Heval Halils Aktion

Halil Şen ist bei einer Selbstverbrennung in Dresden ums Leben gekommen. Über die Aktionsform lässt sich vieles sagen, aber letztendlich läuft alles darauf hinaus, dass sein Tod wie sein Leben eine politische Aktion war.

Der kurdische Aktivist Halil Şen hat sich am 12. Februar vor dem sächsischen Landtag in Dresden angezündet und ist gefallen. Das war Heval Halils Weg, um gegen das internationale Komplott gegen Abdullah Öcalan vom 15. Februar 1999 und die mangelnde Aufmerksamkeit zu diesem Thema zu protestieren.

Sowohl die grausame Unterdrückung der Kurdinnen und Kurden als auch der Widerstand dagegen und die Qualität seiner Aktion lassen sich am besten mit Heval Halils Lebensgeschichte erklären.

Heval Halil ist 1971 im Dorf Ludê in Sêrt-Dih geboren. Als die Guerilla der kurdischen Befreiungsbewegung zum ersten Mal bewaffnet gegen den türkischen Staat vorging, lebte Halil als dreizehnjähriger Junge in seinem Dorf. Die Kugeln, die damals auf Stützpunkten des türkischen Staates einschlugen, explodierten auch im Denken der Kurden. Die tote Erde, mit der Kurdistan vom Kolonialismus bedeckt worden war, wurde abgetragen. Auch die Şens wurden zu einer der Familien, die sich trotz der großen Gefahr hinter die Befreiungsbewegung stellten.

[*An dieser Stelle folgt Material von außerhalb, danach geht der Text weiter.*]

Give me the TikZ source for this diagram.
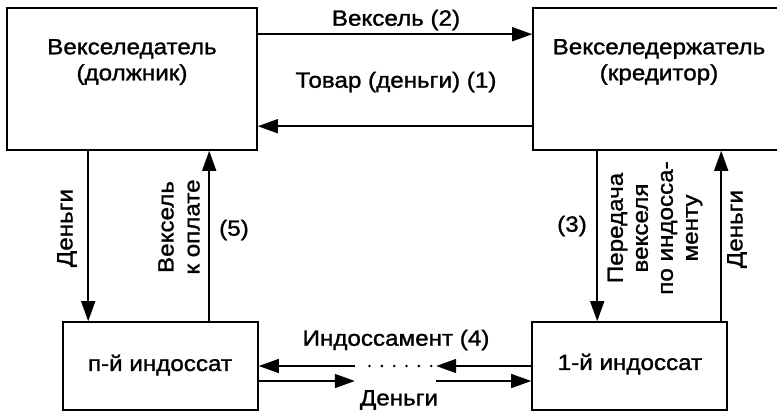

Schwester stirbt bei Minenexplosion

Der türkische Staat ließ unterdessen nichts unversucht, um das Dorf Ludê zu brechen. Zunächst wurde die Umgebung vermint, sogar die Gärten der Menschen. Heval Halils Schwester Gulistan ging 1993 in den Garten, um Sumak zu pflücken. Als sie Wasser aus einer Quelle trinken wollte und auf einem Stein saß, detonierte eine Mine und riss ihr beide Füße ab. Ihr Vater machte sich mit einem Maulesel auf den Weg, um Hilfe zu holen, aber bis die Hilfe eintraf, war Gulistan bereits tot. Ein weiterer Jugendlicher aus dem Dorf kam an jenem Tag ums Leben, als er ihr zur Hilfe kommen wollte und selbst auf eine Mine trat.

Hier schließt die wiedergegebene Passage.